EXERCISE DIRECTIONS —
Retype the run of lines that opens with the line containing "Write a LaTeX" and closes with the line containing "(cap2) at (292,339)", exactly and inclusively, but skip the pictures.

INFORMATION GIVEN —
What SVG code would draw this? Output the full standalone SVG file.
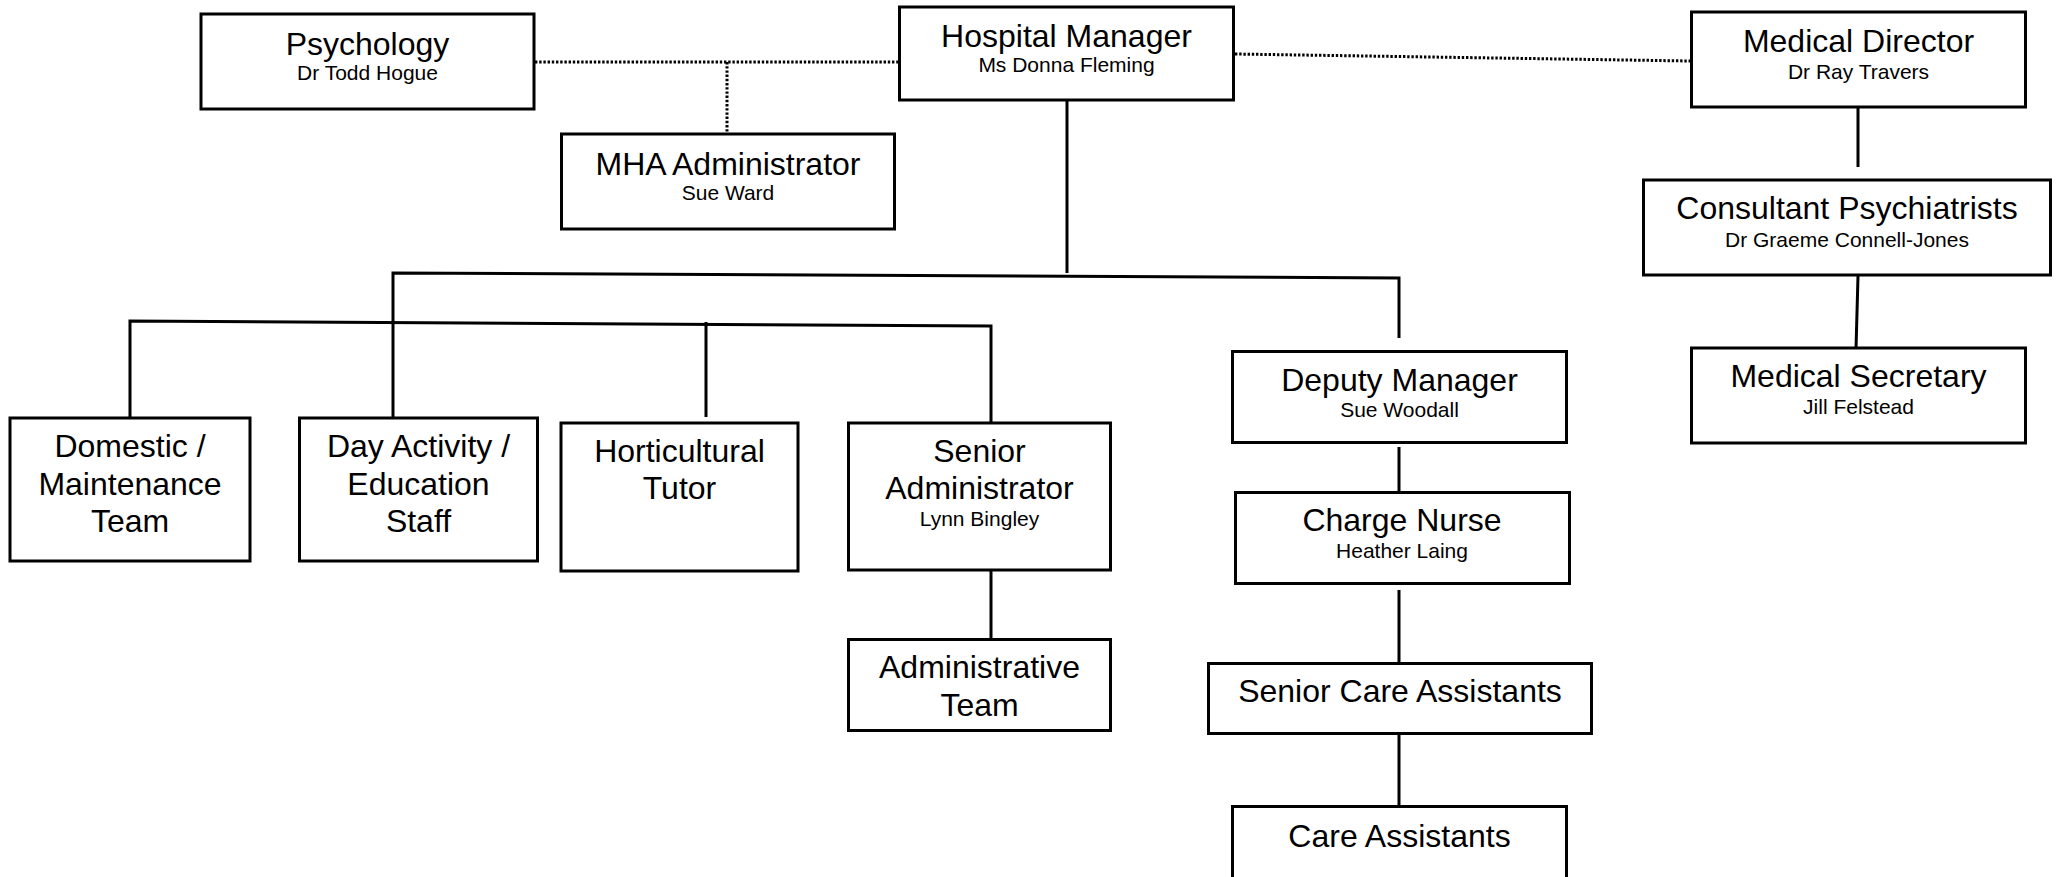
<svg xmlns="http://www.w3.org/2000/svg" width="2056" height="877" viewBox="0 0 2056 877">
<style>
.box{fill:#fff;stroke:#000;stroke-width:3}
.ln{stroke:#000;stroke-width:3;fill:none}
.dot{stroke:#000;stroke-width:3;fill:none;stroke-dasharray:2.4 1.8}
text{font-family:"Liberation Sans",Arial,sans-serif;text-anchor:middle;fill:#000}
.t{font-size:32px}
.s{font-size:21px}
</style>
<rect width="2056" height="877" fill="#fff"/>
<g id="connectors">
<line class="dot" x1="535" y1="62" x2="898" y2="62"/>
<line class="dot" x1="727" y1="62" x2="727" y2="133"/>
<line class="dot" x1="1235" y1="54" x2="1690" y2="61"/>
<line class="ln" x1="1067" y1="100" x2="1067" y2="273"/>
<polyline class="ln" points="393,417 393,273 1399,278 1399,338"/>
<polyline class="ln" points="130,417 130,321 991,326 991,422"/>
<line class="ln" x1="706" y1="322" x2="706" y2="417"/>
<line class="ln" x1="991" y1="567" x2="991" y2="638"/>
<line class="ln" x1="1399" y1="447" x2="1399" y2="492"/>
<line class="ln" x1="1399" y1="590" x2="1399" y2="662"/>
<line class="ln" x1="1399" y1="734" x2="1399" y2="806"/>
<line class="ln" x1="1858" y1="108" x2="1858" y2="167"/>
<line class="ln" x1="1858" y1="276" x2="1856" y2="349"/>
</g>
<g id="psychology">
<rect class="box" x="201" y="14" width="333" height="95"/>
<text class="t" x="367.5" y="55">Psychology</text>
<text class="s" x="367.5" y="80">Dr Todd Hogue</text>
</g>
<g id="hospital-manager">
<rect class="box" x="899.5" y="7" width="334" height="93"/>
<text class="t" x="1066.5" y="47">Hospital Manager</text>
<text class="s" x="1066.5" y="72">Ms Donna Fleming</text>
</g>
<g id="medical-director">
<rect class="box" x="1691.5" y="12" width="334" height="95"/>
<text class="t" x="1858.5" y="52">Medical Director</text>
<text class="s" x="1858.5" y="79">Dr Ray Travers</text>
</g>
<g id="mha-administrator">
<rect class="box" x="561.5" y="134" width="333" height="95"/>
<text class="t" x="728" y="175">MHA Administrator</text>
<text class="s" x="728" y="200">Sue Ward</text>
</g>
<g id="consultant-psychiatrists">
<rect class="box" x="1643.5" y="180" width="407" height="95"/>
<text class="t" x="1847" y="219">Consultant Psychiatrists</text>
<text class="s" x="1847" y="247">Dr Graeme Connell-Jones</text>
</g>
<g id="medical-secretary">
<rect class="box" x="1691.5" y="348" width="334" height="95"/>
<text class="t" x="1858.5" y="387">Medical Secretary</text>
<text class="s" x="1858.5" y="414">Jill Felstead</text>
</g>
<g id="domestic">
<rect class="box" x="10" y="418" width="240" height="143"/>
<text class="t" x="130" y="457">Domestic /</text>
<text class="t" x="130" y="494.5">Maintenance</text>
<text class="t" x="130" y="532">Team</text>
</g>
<g id="day-activity">
<rect class="box" x="299.5" y="418" width="238" height="143"/>
<text class="t" x="418.5" y="457">Day Activity /</text>
<text class="t" x="418.5" y="494.5">Education</text>
<text class="t" x="418.5" y="532">Staff</text>
</g>
<g id="horticultural-tutor">
<rect class="box" x="561" y="423" width="237" height="148"/>
<text class="t" x="679.5" y="462">Horticultural</text>
<text class="t" x="679.5" y="499">Tutor</text>
</g>
<g id="senior-administrator">
<rect class="box" x="848.5" y="423" width="262" height="147"/>
<text class="t" x="979.5" y="462">Senior</text>
<text class="t" x="979.5" y="499">Administrator</text>
<text class="s" x="979.5" y="526">Lynn Bingley</text>
</g>
<g id="administrative-team">
<rect class="box" x="848.5" y="639.5" width="262" height="91"/>
<text class="t" x="979.5" y="678">Administrative</text>
<text class="t" x="979.5" y="716">Team</text>
</g>
<g id="deputy-manager">
<rect class="box" x="1232.5" y="351.5" width="334" height="91"/>
<text class="t" x="1399.5" y="391">Deputy Manager</text>
<text class="s" x="1399.5" y="417">Sue Woodall</text>
</g>
<g id="charge-nurse">
<rect class="box" x="1235.5" y="492.5" width="334" height="91"/>
<text class="t" x="1402" y="531">Charge Nurse</text>
<text class="s" x="1402" y="558">Heather Laing</text>
</g>
<g id="senior-care-assistants">
<rect class="box" x="1208.5" y="663.5" width="383" height="70"/>
<text class="t" x="1400" y="702">Senior Care Assistants</text>
</g>
<g id="care-assistants">
<rect class="box" x="1232.5" y="806.5" width="334" height="80"/>
<text class="t" x="1399.5" y="847">Care Assistants</text>
</g>
</svg>
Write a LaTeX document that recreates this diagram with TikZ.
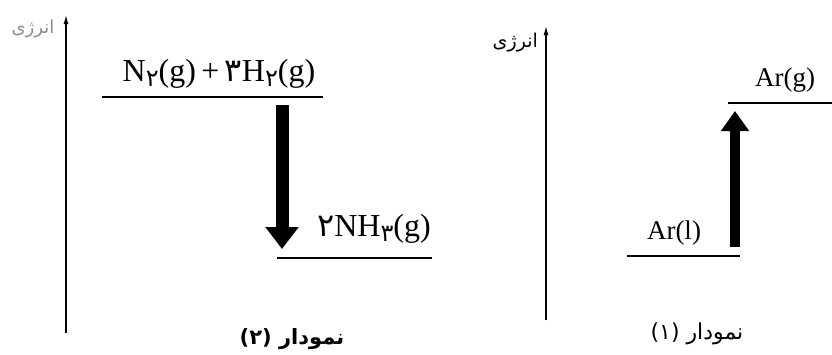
\documentclass[tikz,border=0pt]{standalone}
\usepackage{fontspec}
\setmainfont{Liberation Serif}
\newfontfamily\farsi[Script=Arabic]{DejaVu Sans}
\TeXXeTstate=1
\usetikzlibrary{arrows.meta}

\newcommand{\fa}[1]{{\farsi #1}}
\newcommand{\lowdigit}[1]{\raisebox{-0.3ex}{\scalebox{0.75}{\farsi #1}}}

\begin{document}
\begin{tikzpicture}[x=1pt, y=-1pt,
    axis/.style={line width=1.3pt, -{Latex[length=9pt, width=5pt]}},
    level/.style={line width=1.4pt},
    bigarrow/.style={line width=#1, -{Triangle[length=22pt, width=32pt]}},
    chem/.style={inner sep=0pt, font=\fontsize{32}{34}\selectfont},
    caption/.style={inner sep=0pt, font=\fontsize{22}{24}\selectfont\farsi}]
  \useasboundingbox (0,0) rectangle (832,354);

  % diagram (2)
  \coordinate (ax2b) at (66,333);
  \coordinate (ax2t) at (66,15);
  \draw[axis] (ax2b) -- (ax2t);
  \node[inner sep=0pt, text=black!45, font=\fontsize{18}{20}\selectfont\farsi] (en2) at (33,29) {\beginR انرژی\endR};

  \coordinate (r2a) at (102,97);
  \coordinate (r2b) at (323,97);
  \draw[level] (r2a) -- (r2b);
  \node[chem] (react) at (219,74) {N\lowdigit{۲}(g)\,+\,\fa{۳}H\lowdigit{۲}(g)};

  \coordinate (p2a) at (277,258);
  \coordinate (p2b) at (432,258);
  \draw[level] (p2a) -- (p2b);
  \node[chem] (prod) at (374,229) {\fa{۲}NH\lowdigit{۳}(g)};

  \coordinate (dn1) at (282,105);
  \coordinate (dn2) at (282,249);
  \draw[bigarrow=13pt] (dn1) -- (dn2);

  \node[caption, font=\fontsize{21}{23}\selectfont\farsi\bfseries] (cap2) at (292,339) {\beginR نمودار (۲)\endR};

  % diagram (1)
  \coordinate (ax1b) at (546,320);
  \coordinate (ax1t) at (546,26);
  \draw[axis] (ax1b) -- (ax1t);
  \node[inner sep=0pt, anchor=east, font=\fontsize{19}{20}\selectfont\farsi] (en1) at (538,43) {\beginR انرژی\endR};

  \coordinate (g1a) at (728,103);
  \coordinate (g1b) at (832,103);
  \draw[level] (g1a) -- (g1b);
  \node[chem, font=\fontsize{27}{29}\selectfont] (arg) at (785,80) {Ar(g)};

  \coordinate (l1a) at (627,256);
  \coordinate (l1b) at (740,256);
  \draw[level] (l1a) -- (l1b);
  \node[chem, font=\fontsize{27}{29}\selectfont] (arl) at (674,233) {Ar(l)};

  \coordinate (up1) at (735,247);
  \coordinate (up2) at (735,111);
  \draw[bigarrow=10pt, -{Triangle[length=20pt, width=27pt]}] (up1) -- (up2);

  \node[caption] (cap1) at (697,334) {\beginR نمودار (۱)\endR};
\end{tikzpicture}
\end{document}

RESPONSE TO THIS TASK —
Write a LaTeX document that recreates this diagram with TikZ.
\documentclass[tikz,border=0pt]{standalone}
\usepackage{fontspec}
\setmainfont{Liberation Serif}
\newfontfamily\farsi[Script=Arabic]{DejaVu Sans}
\TeXXeTstate=1
\usetikzlibrary{arrows.meta}

\newcommand{\fa}[1]{{\farsi #1}}
\newcommand{\lowdigit}[1]{\raisebox{-0.3ex}{\scalebox{0.75}{\farsi #1}}}

\begin{document}
\begin{tikzpicture}[x=1pt, y=-1pt,
    axis/.style={line width=1.3pt, -{Latex[length=9pt, width=5pt]}},
    level/.style={line width=1.4pt},
    bigarrow/.style={line width=#1, -{Triangle[length=22pt, width=32pt]}},
    chem/.style={inner sep=0pt, font=\fontsize{32}{34}\selectfont},
    caption/.style={inner sep=0pt, font=\fontsize{22}{24}\selectfont\farsi}]
  \useasboundingbox (0,0) rectangle (832,354);

  % diagram (2)
  \coordinate (ax2b) at (66,333);
  \coordinate (ax2t) at (66,15);
  \draw[axis] (ax2b) -- (ax2t);
  \node[inner sep=0pt, text=black!45, font=\fontsize{18}{20}\selectfont\farsi] (en2) at (33,29) {\beginR انرژی\endR};

  \coordinate (r2a) at (102,97);
  \coordinate (r2b) at (323,97);
  \draw[level] (r2a) -- (r2b);
  \node[chem] (react) at (219,74) {N\lowdigit{۲}(g)\,+\,\fa{۳}H\lowdigit{۲}(g)};

  \coordinate (p2a) at (277,258);
  \coordinate (p2b) at (432,258);
  \draw[level] (p2a) -- (p2b);
  \node[chem] (prod) at (374,229) {\fa{۲}NH\lowdigit{۳}(g)};

  \coordinate (dn1) at (282,105);
  \coordinate (dn2) at (282,249);
  \draw[bigarrow=13pt] (dn1) -- (dn2);

  \node[caption, font=\fontsize{21}{23}\selectfont\farsi\bfseries] (cap2) at (292,339) {\beginR نمودار (۲)\endR};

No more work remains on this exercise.